__EXERCISE PROMPT__:
Every entry needs to be printed exactly, please.

— Start —

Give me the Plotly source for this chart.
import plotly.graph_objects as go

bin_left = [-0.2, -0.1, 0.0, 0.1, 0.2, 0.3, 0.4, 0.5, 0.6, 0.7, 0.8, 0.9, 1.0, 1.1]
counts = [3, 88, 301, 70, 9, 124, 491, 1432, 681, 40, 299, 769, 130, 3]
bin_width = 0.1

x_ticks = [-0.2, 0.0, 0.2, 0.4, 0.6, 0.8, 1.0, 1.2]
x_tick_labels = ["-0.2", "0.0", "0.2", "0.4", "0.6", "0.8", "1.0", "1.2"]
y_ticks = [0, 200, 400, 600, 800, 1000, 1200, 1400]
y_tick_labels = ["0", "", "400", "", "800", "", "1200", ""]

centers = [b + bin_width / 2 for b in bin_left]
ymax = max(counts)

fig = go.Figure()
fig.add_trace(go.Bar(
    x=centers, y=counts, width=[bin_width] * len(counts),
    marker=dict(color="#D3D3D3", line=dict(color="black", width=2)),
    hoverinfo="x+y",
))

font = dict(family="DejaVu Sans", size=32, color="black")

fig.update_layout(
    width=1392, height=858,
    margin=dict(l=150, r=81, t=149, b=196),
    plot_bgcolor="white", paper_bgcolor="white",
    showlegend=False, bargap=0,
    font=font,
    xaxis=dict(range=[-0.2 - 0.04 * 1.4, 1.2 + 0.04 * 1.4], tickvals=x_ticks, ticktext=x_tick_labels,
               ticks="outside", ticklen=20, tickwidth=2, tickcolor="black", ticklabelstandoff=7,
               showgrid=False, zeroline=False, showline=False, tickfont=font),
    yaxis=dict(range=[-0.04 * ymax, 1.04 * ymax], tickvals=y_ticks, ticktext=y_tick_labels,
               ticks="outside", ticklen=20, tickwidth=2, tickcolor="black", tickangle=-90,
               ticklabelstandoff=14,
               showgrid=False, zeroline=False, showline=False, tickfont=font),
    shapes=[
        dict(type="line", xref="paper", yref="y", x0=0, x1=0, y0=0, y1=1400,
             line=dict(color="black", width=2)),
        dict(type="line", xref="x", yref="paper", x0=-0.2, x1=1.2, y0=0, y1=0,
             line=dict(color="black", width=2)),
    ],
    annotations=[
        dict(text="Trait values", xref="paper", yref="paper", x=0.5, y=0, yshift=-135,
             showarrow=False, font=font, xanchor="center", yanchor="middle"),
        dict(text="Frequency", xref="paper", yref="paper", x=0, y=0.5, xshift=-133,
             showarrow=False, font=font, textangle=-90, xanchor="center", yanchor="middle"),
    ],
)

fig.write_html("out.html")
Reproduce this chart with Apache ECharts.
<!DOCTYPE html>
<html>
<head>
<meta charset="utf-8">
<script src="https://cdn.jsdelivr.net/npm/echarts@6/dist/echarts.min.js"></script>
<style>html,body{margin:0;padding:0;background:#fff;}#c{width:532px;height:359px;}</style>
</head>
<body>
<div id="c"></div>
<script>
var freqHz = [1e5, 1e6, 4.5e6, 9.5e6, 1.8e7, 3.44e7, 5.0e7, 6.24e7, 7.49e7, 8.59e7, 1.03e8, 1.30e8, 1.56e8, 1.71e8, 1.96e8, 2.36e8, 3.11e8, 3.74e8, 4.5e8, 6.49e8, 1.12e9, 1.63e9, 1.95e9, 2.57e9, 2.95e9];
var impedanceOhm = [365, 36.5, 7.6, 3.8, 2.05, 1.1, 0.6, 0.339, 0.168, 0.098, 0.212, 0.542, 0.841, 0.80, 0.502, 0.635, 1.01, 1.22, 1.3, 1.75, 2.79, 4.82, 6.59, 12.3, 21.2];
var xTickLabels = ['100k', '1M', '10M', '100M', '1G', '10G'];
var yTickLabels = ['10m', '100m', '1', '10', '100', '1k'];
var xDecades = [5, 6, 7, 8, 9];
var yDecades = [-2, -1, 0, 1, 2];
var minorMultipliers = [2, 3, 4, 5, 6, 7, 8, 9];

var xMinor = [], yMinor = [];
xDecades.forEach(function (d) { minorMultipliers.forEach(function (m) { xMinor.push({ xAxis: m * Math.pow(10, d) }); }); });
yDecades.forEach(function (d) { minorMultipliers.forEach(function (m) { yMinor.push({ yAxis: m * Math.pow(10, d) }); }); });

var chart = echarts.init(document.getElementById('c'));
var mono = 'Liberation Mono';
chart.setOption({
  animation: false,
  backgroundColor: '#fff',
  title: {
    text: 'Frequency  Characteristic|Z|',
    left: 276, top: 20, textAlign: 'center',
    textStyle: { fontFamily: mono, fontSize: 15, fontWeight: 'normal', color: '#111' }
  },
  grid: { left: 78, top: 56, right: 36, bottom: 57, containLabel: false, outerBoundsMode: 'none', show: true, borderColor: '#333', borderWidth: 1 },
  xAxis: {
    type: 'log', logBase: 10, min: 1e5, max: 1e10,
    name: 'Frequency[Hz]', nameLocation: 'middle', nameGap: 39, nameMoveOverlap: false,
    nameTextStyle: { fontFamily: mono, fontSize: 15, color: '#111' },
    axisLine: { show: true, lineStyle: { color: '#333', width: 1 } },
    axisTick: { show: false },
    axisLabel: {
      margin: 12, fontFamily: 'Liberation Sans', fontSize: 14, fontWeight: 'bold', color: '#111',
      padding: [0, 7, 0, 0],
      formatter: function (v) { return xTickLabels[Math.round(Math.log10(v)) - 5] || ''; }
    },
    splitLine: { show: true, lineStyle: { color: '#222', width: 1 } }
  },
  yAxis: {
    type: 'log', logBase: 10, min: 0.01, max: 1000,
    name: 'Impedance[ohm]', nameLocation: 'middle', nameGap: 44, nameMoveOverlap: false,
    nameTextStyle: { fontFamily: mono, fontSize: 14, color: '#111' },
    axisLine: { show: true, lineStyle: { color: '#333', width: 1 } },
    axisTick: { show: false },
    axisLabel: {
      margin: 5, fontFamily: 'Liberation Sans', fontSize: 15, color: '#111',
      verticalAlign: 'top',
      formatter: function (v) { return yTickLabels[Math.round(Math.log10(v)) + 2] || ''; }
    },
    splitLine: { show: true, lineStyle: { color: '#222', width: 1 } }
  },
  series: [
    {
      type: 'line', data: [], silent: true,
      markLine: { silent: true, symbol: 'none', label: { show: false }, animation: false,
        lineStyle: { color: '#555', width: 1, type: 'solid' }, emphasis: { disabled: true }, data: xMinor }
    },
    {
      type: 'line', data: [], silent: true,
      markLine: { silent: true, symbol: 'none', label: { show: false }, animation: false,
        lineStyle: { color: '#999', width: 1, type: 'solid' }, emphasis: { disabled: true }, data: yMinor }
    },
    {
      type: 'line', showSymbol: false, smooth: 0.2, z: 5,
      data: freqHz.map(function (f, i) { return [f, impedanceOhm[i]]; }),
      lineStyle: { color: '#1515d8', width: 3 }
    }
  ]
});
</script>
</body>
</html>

— End —

__RESULT OF THE TASK__:
Give me the Plotly source for this chart.
import plotly.graph_objects as go

bin_left = [-0.2, -0.1, 0.0, 0.1, 0.2, 0.3, 0.4, 0.5, 0.6, 0.7, 0.8, 0.9, 1.0, 1.1]
counts = [3, 88, 301, 70, 9, 124, 491, 1432, 681, 40, 299, 769, 130, 3]
bin_width = 0.1

x_ticks = [-0.2, 0.0, 0.2, 0.4, 0.6, 0.8, 1.0, 1.2]
x_tick_labels = ["-0.2", "0.0", "0.2", "0.4", "0.6", "0.8", "1.0", "1.2"]
y_ticks = [0, 200, 400, 600, 800, 1000, 1200, 1400]
y_tick_labels = ["0", "", "400", "", "800", "", "1200", ""]

centers = [b + bin_width / 2 for b in bin_left]
ymax = max(counts)

fig = go.Figure()
fig.add_trace(go.Bar(
    x=centers, y=counts, width=[bin_width] * len(counts),
    marker=dict(color="#D3D3D3", line=dict(color="black", width=2)),
    hoverinfo="x+y",
))

font = dict(family="DejaVu Sans", size=32, color="black")

fig.update_layout(
    width=1392, height=858,
    margin=dict(l=150, r=81, t=149, b=196),
    plot_bgcolor="white", paper_bgcolor="white",
    showlegend=False, bargap=0,
    font=font,
    xaxis=dict(range=[-0.2 - 0.04 * 1.4, 1.2 + 0.04 * 1.4], tickvals=x_ticks, ticktext=x_tick_labels,
               ticks="outside", ticklen=20, tickwidth=2, tickcolor="black", ticklabelstandoff=7,
               showgrid=False, zeroline=False, showline=False, tickfont=font),
    yaxis=dict(range=[-0.04 * ymax, 1.04 * ymax], tickvals=y_ticks, ticktext=y_tick_labels,
               ticks="outside", ticklen=20, tickwidth=2, tickcolor="black", tickangle=-90,
               ticklabelstandoff=14,
               showgrid=False, zeroline=False, showline=False, tickfont=font),
    shapes=[
        dict(type="line", xref="paper", yref="y", x0=0, x1=0, y0=0, y1=1400,
             line=dict(color="black", width=2)),
        dict(type="line", xref="x", yref="paper", x0=-0.2, x1=1.2, y0=0, y1=0,
             line=dict(color="black", width=2)),
    ],
    annotations=[
        dict(text="Trait values", xref="paper", yref="paper", x=0.5, y=0, yshift=-135,
             showarrow=False, font=font, xanchor="center", yanchor="middle"),
        dict(text="Frequency", xref="paper", yref="paper", x=0, y=0.5, xshift=-133,
             showarrow=False, font=font, textangle=-90, xanchor="center", yanchor="middle"),
    ],
)

fig.write_html("out.html")
Reproduce this chart with Apache ECharts.
<!DOCTYPE html>
<html>
<head>
<meta charset="utf-8">
<script src="https://cdn.jsdelivr.net/npm/echarts@6/dist/echarts.min.js"></script>
<style>html,body{margin:0;padding:0;background:#fff;}#c{width:532px;height:359px;}</style>
</head>
<body>
<div id="c"></div>
<script>
var freqHz = [1e5, 1e6, 4.5e6, 9.5e6, 1.8e7, 3.44e7, 5.0e7, 6.24e7, 7.49e7, 8.59e7, 1.03e8, 1.30e8, 1.56e8, 1.71e8, 1.96e8, 2.36e8, 3.11e8, 3.74e8, 4.5e8, 6.49e8, 1.12e9, 1.63e9, 1.95e9, 2.57e9, 2.95e9];
var impedanceOhm = [365, 36.5, 7.6, 3.8, 2.05, 1.1, 0.6, 0.339, 0.168, 0.098, 0.212, 0.542, 0.841, 0.80, 0.502, 0.635, 1.01, 1.22, 1.3, 1.75, 2.79, 4.82, 6.59, 12.3, 21.2];
var xTickLabels = ['100k', '1M', '10M', '100M', '1G', '10G'];
var yTickLabels = ['10m', '100m', '1', '10', '100', '1k'];
var xDecades = [5, 6, 7, 8, 9];
var yDecades = [-2, -1, 0, 1, 2];
var minorMultipliers = [2, 3, 4, 5, 6, 7, 8, 9];

var xMinor = [], yMinor = [];
xDecades.forEach(function (d) { minorMultipliers.forEach(function (m) { xMinor.push({ xAxis: m * Math.pow(10, d) }); }); });
yDecades.forEach(function (d) { minorMultipliers.forEach(function (m) { yMinor.push({ yAxis: m * Math.pow(10, d) }); }); });

var chart = echarts.init(document.getElementById('c'));
var mono = 'Liberation Mono';
chart.setOption({
  animation: false,
  backgroundColor: '#fff',
  title: {
    text: 'Frequency  Characteristic|Z|',
    left: 276, top: 20, textAlign: 'center',
    textStyle: { fontFamily: mono, fontSize: 15, fontWeight: 'normal', color: '#111' }
  },
  grid: { left: 78, top: 56, right: 36, bottom: 57, containLabel: false, outerBoundsMode: 'none', show: true, borderColor: '#333', borderWidth: 1 },
  xAxis: {
    type: 'log', logBase: 10, min: 1e5, max: 1e10,
    name: 'Frequency[Hz]', nameLocation: 'middle', nameGap: 39, nameMoveOverlap: false,
    nameTextStyle: { fontFamily: mono, fontSize: 15, color: '#111' },
    axisLine: { show: true, lineStyle: { color: '#333', width: 1 } },
    axisTick: { show: false },
    axisLabel: {
      margin: 12, fontFamily: 'Liberation Sans', fontSize: 14, fontWeight: 'bold', color: '#111',
      padding: [0, 7, 0, 0],
      formatter: function (v) { return xTickLabels[Math.round(Math.log10(v)) - 5] || ''; }
    },
    splitLine: { show: true, lineStyle: { color: '#222', width: 1 } }
  },
  yAxis: {
    type: 'log', logBase: 10, min: 0.01, max: 1000,
    name: 'Impedance[ohm]', nameLocation: 'middle', nameGap: 44, nameMoveOverlap: false,
    nameTextStyle: { fontFamily: mono, fontSize: 14, color: '#111' },
    axisLine: { show: true, lineStyle: { color: '#333', width: 1 } },
    axisTick: { show: false },
    axisLabel: {
      margin: 5, fontFamily: 'Liberation Sans', fontSize: 15, color: '#111',
      verticalAlign: 'top',
      formatter: function (v) { return yTickLabels[Math.round(Math.log10(v)) + 2] || ''; }
    },
    splitLine: { show: true, lineStyle: { color: '#222', width: 1 } }
  },
  series: [
    {
      type: 'line', data: [], silent: true,
      markLine: { silent: true, symbol: 'none', label: { show: false }, animation: false,
        lineStyle: { color: '#555', width: 1, type: 'solid' }, emphasis: { disabled: true }, data: xMinor }
    },
    {
      type: 'line', data: [], silent: true,
      markLine: { silent: true, symbol: 'none', label: { show: false }, animation: false,
        lineStyle: { color: '#999', width: 1, type: 'solid' }, emphasis: { disabled: true }, data: yMinor }
    },
    {
      type: 'line', showSymbol: false, smooth: 0.2, z: 5,
      data: freqHz.map(function (f, i) { return [f, impedanceOhm[i]]; }),
      lineStyle: { color: '#1515d8', width: 3 }
    }
  ]
});
</script>
</body>
</html>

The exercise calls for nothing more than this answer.